1. Atribuir à discriminação racial a diferença de padrão econômico entre negros e brancos, omitindo o fato de que entre a abolição da escravatura e o início da industrialização nacional transcorreram mais de quarenta anos durante os quais a população negra libertada se reproduziu incomparavelmente mais que o número de empregos disponíveis.

2. Mostrar os negros como vítimas predominantes de crimes violentos, sem perguntar se não são também predominantemente os autores desses crimes. Todo assassino, branco ou negro, é assim considerado a priori um instrumento da violência branca contra os negros.

3. Do mesmo modo, explicar toda violência policial contra negros como efeito do racismo branco, sem perguntar se os policiais que a cometeram eram negros ou brancos.

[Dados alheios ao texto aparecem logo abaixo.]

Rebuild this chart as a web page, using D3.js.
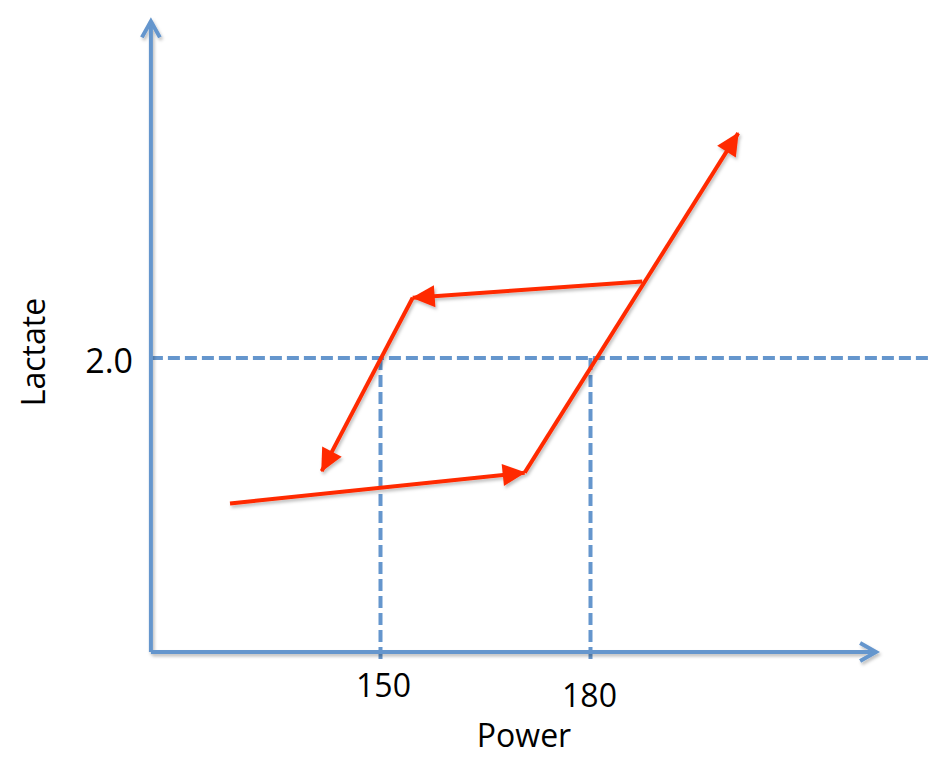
<!DOCTYPE html>
<html>
<head>
<meta charset="utf-8">
<script src="https://cdn.jsdelivr.net/npm/d3@7"></script>
<style>
  body { margin: 0; background: #fff; }
  text { font-family: "Open Sans", sans-serif; fill: #000; }
</style>
</head>
<body>
<div id="chart"></div>
<script>
// power / lactate
var tickPower = [150, 180];
var tickLabels = ["150", "180"];
var thresholdLactate = 2.0;
var thresholdLabel = "2.0";

// red path: ramp up then ramp down (each segment gets an arrow head)
var rampUp = [
  { power: 128.5, lactate: 1.01 },
  { power: 170.6, lactate: 1.22 },
  { power: 201.1, lactate: 3.53 }
];
var rampDown = [
  { power: 187.4, lactate: 2.52 },
  { power: 154.6, lactate: 2.41 },
  { power: 141.6, lactate: 1.23 }
];

var axisPower = [117.2, 220.8];
var axisLactate = [0, 4.29];
var dashEndPower = 228.5;

var width = 941, height = 764;
var blue = "#6596cd", red = "#ff2a00";

var x = d3.scaleLinear().domain([150, 180]).range([380.5, 590.5]);
var y = d3.scaleLinear().domain([0, 2]).range([652, 358]);

var svg = d3.select("#chart").append("svg")
  .attr("width", width)
  .attr("height", height);

var defs = svg.append("defs");

var shadow = defs.append("filter").attr("id", "shadow")
  .attr("x", "-20%").attr("y", "-20%").attr("width", "140%").attr("height", "140%");
shadow.append("feDropShadow")
  .attr("dx", 1.5).attr("dy", 2.5).attr("stdDeviation", 1.5)
  .attr("flood-color", "#000").attr("flood-opacity", 0.25);

defs.append("marker").attr("id", "chevron")
  .attr("markerUnits", "userSpaceOnUse")
  .attr("viewBox", "-20 -12 24 24")
  .attr("markerWidth", 24).attr("markerHeight", 24)
  .attr("refX", 0).attr("refY", 0)
  .attr("orient", "auto")
  .append("path")
  .attr("d", "M-16,-9L0,0L-16,9")
  .attr("fill", "none")
  .attr("stroke", blue)
  .attr("stroke-width", 4)
  .attr("stroke-linejoin", "miter");

defs.append("marker").attr("id", "tri")
  .attr("markerUnits", "userSpaceOnUse")
  .attr("viewBox", "-24 -13 28 26")
  .attr("markerWidth", 28).attr("markerHeight", 26)
  .attr("refX", 0).attr("refY", 0)
  .attr("orient", "auto")
  .append("path")
  .attr("d", "M-22,-11L1,0L-22,11Z")
  .attr("fill", red);

// dashed guides
var guides = svg.append("g")
  .attr("stroke", blue)
  .attr("stroke-width", 4)
  .attr("stroke-dasharray", "12,5")
  .attr("fill", "none");

guides.append("line")
  .attr("x1", x(axisPower[0])).attr("x2", x(dashEndPower))
  .attr("y1", y(thresholdLactate)).attr("y2", y(thresholdLactate));

guides.selectAll("line.v")
  .data(tickPower)
  .enter().append("line")
  .attr("class", "v")
  .attr("x1", function(d){ return x(d); })
  .attr("x2", function(d){ return x(d); })
  .attr("y1", y(thresholdLactate))
  .attr("y2", y(-0.05));

// axes
var axes = svg.append("g").attr("filter", "url(#shadow)")
  .attr("stroke", blue).attr("stroke-width", 4);

axes.append("line")
  .attr("x1", x(axisPower[0])).attr("y1", y(axisLactate[0]))
  .attr("x2", x(axisPower[1])).attr("y2", y(axisLactate[0]))
  .attr("marker-end", "url(#chevron)");

axes.append("line")
  .attr("x1", x(axisPower[0])).attr("y1", y(axisLactate[0]))
  .attr("x2", x(axisPower[0])).attr("y2", y(axisLactate[1]))
  .attr("marker-end", "url(#chevron)");

// red arrows, one per segment
function segments(pts) {
  return d3.pairs(pts);
}

var arrows = svg.append("g").attr("filter", "url(#shadow)");
arrows.selectAll("line")
  .data(segments(rampUp).concat(segments(rampDown)))
  .enter().append("line")
  .attr("x1", function(d){ return x(d[0].power); })
  .attr("y1", function(d){ return y(d[0].lactate); })
  .attr("x2", function(d){ return x(d[1].power); })
  .attr("y2", function(d){ return y(d[1].lactate); })
  .attr("stroke", red)
  .attr("stroke-width", 4)
  .attr("marker-end", "url(#tri)");

// labels
svg.selectAll("text.tick")
  .data(tickPower)
  .enter().append("text")
  .attr("class", "tick")
  .attr("x", function(d){ return x(d) + (d === 180 ? -1 : 3); })
  .attr("y", function(d, i){ return i === 0 ? 697 : 707; })
  .attr("text-anchor", "middle")
  .style("font-size", "32px")
  .text(function(d, i){ return tickLabels[i]; });

svg.append("text")
  .attr("x", 133)
  .attr("y", y(thresholdLactate) + 15)
  .attr("text-anchor", "end")
  .style("font-size", "34px")
  .text(thresholdLabel);

svg.append("text")
  .attr("x", 524)
  .attr("y", 747)
  .attr("text-anchor", "middle")
  .style("font-size", "32px")
  .text("Power");

svg.append("text")
  .attr("transform", "translate(45,352) rotate(-90)")
  .attr("text-anchor", "middle")
  .style("font-size", "32px")
  .text("Lactate");
</script>
</body>
</html>
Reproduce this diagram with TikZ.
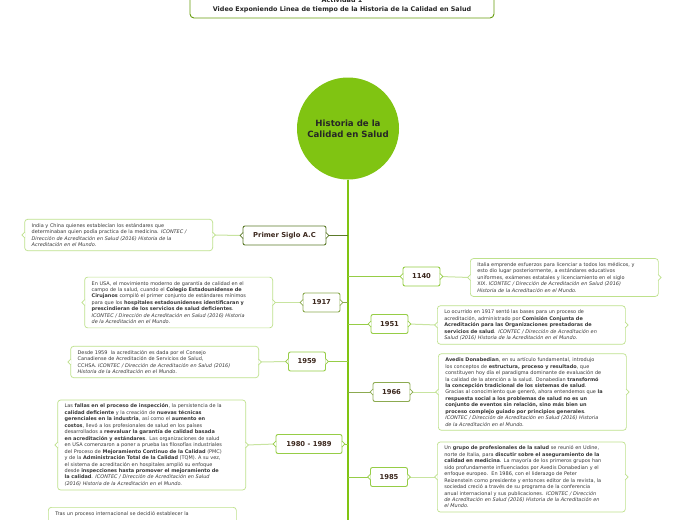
\documentclass[tikz,border=0pt]{standalone}
\usepackage{fontspec}
\setmainfont{DejaVu Sans}
\definecolor{lime}{RGB}{128,196,18}
\definecolor{olive}{RGB}{92,122,42}
\definecolor{midolive}{RGB}{140,170,80}
\definecolor{lightlime}{RGB}{150,205,70}
\definecolor{notegreen}{RGB}{190,225,140}
\definecolor{linkgreen}{RGB}{200,228,160}
\definecolor{datebrown}{RGB}{60,40,30}
\definecolor{notetext}{RGB}{55,55,55}
\tikzset{
  x=1pt,y=-1pt,
  note/.style={draw=notegreen,line width=0.7pt,rounded corners=3pt,fill=white,
    text width=174pt,inner xsep=7pt,inner ysep=4pt,align=left,text=notetext,
    font=\fontsize{4.95}{6.45}\selectfont},
  datebox/.style={draw=lightlime,line width=0.9pt,rounded corners=2pt,fill=white,
    minimum width=37pt,minimum height=19pt,inner xsep=4pt,text=datebrown,
    font=\bfseries\fontsize{6.8}{8}\selectfont},
  trunkline/.style={draw=lime,line width=1.3pt},
  branch/.style={draw=lightlime,line width=1pt},
  link/.style={draw=linkgreen,line width=1pt},
}
\newcommand\chev[2]{%
  \draw[#2,line width=0.7pt,fill=white,shift={(#1.east)}] (-0.6,-3) -- (2.4,0) -- (-0.6,3);
  \draw[#2,line width=0.7pt,fill=white,shift={(#1.west)}] (0.6,-3) -- (-2.4,0) -- (0.6,3);}
\begin{document}
\begin{tikzpicture}
\useasboundingbox (0,0) rectangle (697,520);
\fill[white] (0,0) rectangle (697,520);
% title box
\node[draw=lime!80!black,line width=0.9pt,rounded corners=4pt,minimum width=304pt,minimum height=26pt,
  align=center,font=\bfseries\fontsize{6.4}{8.6}\selectfont,text=black!85] (title) at (342,5)
  {Actividad 1\\Video Exponiendo Linea de tiempo de la Historia de la Calidad en Salud};
% central circle
\node[circle,fill=lime,minimum size=102pt,align=center,font=\bfseries\fontsize{8.6}{11}\selectfont,text=black!85] (root) at (348,128.5)
  {Historia de la\\Calidad en Salud};
\coordinate (tend) at (348,525);
\draw[trunkline] (root.south) -- (tend);
% trunk points
\coordinate (tA) at (348,235.5);
\coordinate (t1140) at (348,276.5);
\coordinate (t1917) at (348,302.5);
\coordinate (t1951) at (348,324);
\coordinate (t1959) at (348,361.5);
\coordinate (t1966) at (348,392);
\coordinate (t1980) at (348,444);
\coordinate (t1985) at (348,477);
% date boxes
\node[datebox,draw=olive,minimum width=83pt] (dA) at (284.5,235.5) {Primer Siglo A.C};
\node[datebox] (d1140) at (421.5,276.5) {1140};
\node[datebox,draw=midolive] (d1917) at (321.5,302.5) {1917};
\node[datebox] (d1951) at (389.5,324) {1951};
\node[datebox] (d1959) at (307,361.5) {1959};
\node[datebox,draw=midolive] (d1966) at (391.5,392) {1966};
\node[datebox,minimum width=66pt] (d1980) at (309,444) {1980 - 1989};
\node[datebox] (d1985) at (389,477) {1985};
% notes
\node[note,anchor=east] (nA) at (213,235) {India y China quienes establecían los estándares que\\
determinaban quien podía practica de la medicina. \textit{ICONTEC /}\\
\textit{Dirección de Acreditación en Salud (2016) Historia de la}\\
\textit{Acreditación en el Mundo.}};
\node[note,anchor=west] (n1140) at (470,277.5) {Italia emprende esfuerzos para licenciar a todos los médicos, y\\
esto dio lugar posteriormente, a estándares educativos\\
uniformes, exámenes estatales y licenciamiento en el siglo\\
XIX. \textit{ICONTEC / Dirección de Acreditación en Salud (2016)}\\
\textit{Historia de la Acreditación en el Mundo.}};
\node[note,anchor=east] (n1917) at (273,302.5) {En USA, el movimiento moderno de garantía de calidad en el\\
campo de la salud, cuando el \textbf{Colegio Estadounidense de}\\
\textbf{Cirujanos} compiló el primer conjunto de estándares mínimos\\
para que los \textbf{hospitales estadounidenses identificaran y}\\
\textbf{prescindieran de los servicios de salud deficientes}.\\
\textit{ICONTEC / Dirección de Acreditación en Salud (2016) Historia}\\
\textit{de la Acreditación en el Mundo.}};
\node[note,anchor=west] (n1951) at (437,325) {Lo ocurrido en 1917 sentó las bases para un proceso de\\
acreditación, administrado por \textbf{Comisión Conjunta de}\\
\textbf{Acreditación para las Organizaciones prestadoras de}\\
\textbf{servicios de salud}. \textit{ICONTEC / Dirección de Acreditación en}\\
\textit{Salud (2016) Historia de la Acreditación en el Mundo.}};
\node[note,anchor=east] (n1959) at (259,362) {Desde 1959\ \ la acreditación es dada por el Consejo\\
Canadiense de Acreditación de Servicios de Salud,\\
CCHSA. \textit{ICONTEC / Dirección de Acreditación en Salud (2016)}\\
\textit{Historia de la Acreditación en el Mundo.}};
\node[note,anchor=west] (n1966) at (438,392) {\textbf{Avedis Donabedian}, en su artículo fundamental, introdujo\\
los conceptos de \textbf{estructura, proceso y resultado}, que\\
constituyen hoy día el paradigma dominante de evaluación de\\
la calidad de la atención a la salud. Donabedian \textbf{transformó}\\
\textbf{la concepción tradicional de los sistemas de salud}.\\
Gracias al conocimiento que generó, ahora entendemos que \textbf{la}\\
\textbf{respuesta social a los problemas de salud no es un}\\
\textbf{conjunto de eventos sin relación, sino más bien un}\\
\textbf{proceso complejo guiado por principios generales}.\\
\textit{ICONTEC / Dirección de Acreditación en Salud (2016) Historia}\\
\textit{de la Acreditación en el Mundo.}};
\node[note,anchor=east] (n1980) at (246,445) {Las \textbf{fallas en el proceso de inspección}, la persistencia de la\\
\textbf{calidad deficiente} y la creación de \textbf{nuevas técnicas}\\
\textbf{gerenciales en la industria}, así como el \textbf{aumento en}\\
\textbf{costos}, llevó a los profesionales de salud en los países\\
desarrollados a \textbf{reevaluar la garantía de calidad basada}\\
\textbf{en acreditación y estándares}. Las organizaciones de salud\\
en USA comenzaron a poner a prueba las filosofías industriales\\
del Proceso de \textbf{Mejoramiento Continuo de la Calidad} (PMC)\\
y de la \textbf{Administración Total de la Calidad} (TQM). A su vez,\\
el sistema de acreditación en hospitales amplió su enfoque\\
desde \textbf{inspecciones hasta promover el mejoramiento de}\\
\textbf{la calidad}. \textit{ICONTEC / Dirección de Acreditación en Salud}\\
\textit{(2016) Historia de la Acreditación en el Mundo.}};
\node[note,anchor=west] (n1985) at (437,477) {Un \textbf{grupo de profesionales de la salud} se reunió en Udine,\\
norte de Italia, para \textbf{discutir sobre el aseguramiento de la}\\
\textbf{calidad en medicina}. La mayoría de los primeros grupos han\\
sido profundamente influenciados por Avedis Donabedian y el\\
enfoque europeo.\ \ En 1986, con el liderazgo de Peter\\
Reizenstein como presidente y entonces editor de la revista, la\\
sociedad creció a través de su programa de la conferencia\\
anual internacional y sus publicaciones. \textit{ICONTEC / Dirección}\\
\textit{de Acreditación en Salud (2016) Historia de la Acreditación en}\\
\textit{el Mundo.}};
\node[note,anchor=north west,minimum height=40pt,text depth=30pt] (nlast) at (48,507) {Tras un proceso internacional se decidió establecer la};
% connectors trunk -> date boxes
\draw[branch,draw=olive] (tA) -- (dA.east);
\draw[branch] (t1140) -- (d1140.west);
\draw[branch,draw=midolive] (t1917) -- (d1917.east);
\draw[branch] (t1951) -- (d1951.west);
\draw[branch] (t1959) -- (d1959.east);
\draw[branch,draw=midolive] (t1966) -- (d1966.west);
\draw[branch] (t1980) -- (d1980.east);
\draw[branch] (t1985) -- (d1985.west);
% connectors date boxes -> notes
\draw[link] (dA.west) -- (nA.east);
\draw[link] (d1140.east) -- (n1140.west);
\draw[link] (d1917.west) -- (n1917.east);
\draw[link] (d1951.east) -- (n1951.west);
\draw[link] (d1959.west) -- (n1959.east);
\draw[link] (d1966.east) -- (n1966.west);
\draw[link] (d1980.west) -- (n1980.east);
\draw[link] (d1985.east) -- (n1985.west);
% chevrons
\chev{dA}{olive}
\chev{d1140}{lightlime}
\chev{d1917}{midolive}
\chev{d1951}{lightlime}
\chev{d1959}{lightlime}
\chev{d1966}{midolive}
\chev{d1980}{lightlime}
\chev{d1985}{lightlime}
\chev{nA}{notegreen}
\chev{n1140}{notegreen}
\chev{n1917}{notegreen}
\chev{n1951}{notegreen}
\chev{n1959}{notegreen}
\chev{n1966}{notegreen}
\chev{n1980}{notegreen}
\chev{n1985}{notegreen}
\end{tikzpicture}
\end{document}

4. Mostrar os europeus sempre como escravizadores e os negros como escravizados, omitindo sistematicamente o fato de que as tropas muçulmanas, repletas de negros, invadiram a Europa e aí escravizaram milhões de brancos desde oito séculos antes da chegada dos europeus à África.

5. Explicar portanto a escravidão interna na África como mero efeito da escravidão européia, invertendo a ordem do tempo histórico.

6. Transformar cada raça em pessoa jurídica, titular de direitos, quando negra, e de responsabilidade penal, quando branca.

7. Dar por implícito que todo branco é culpado pelos atos dos senhores de escravos, mesmo quando não tenha um só deles entre os seus antepassados e mesmo que tenha chegado ao Brasil, como imigrante, décadas depois do fim da escravidão.

8. Lançar a culpa de tudo na “civilização judaico-cristã”, justamente a única que, ao longo de toda a história humana, fez alguma coisa em favor das raças escravizadas.

A palavra “viés” é delicada e sutil demais para qualificar a atitude mental que gera esses estudos. A sociologia das raças que se produz nas nossas universidades é puro material de propaganda, deliberadamente mentiroso e calculado para legitimar a violência revolucionária contra aquilo que o ex-governador Cláudio Lembo chamou de “elite branca cruel e egoísta”. Ciência social, no Brasil, é crime organizado.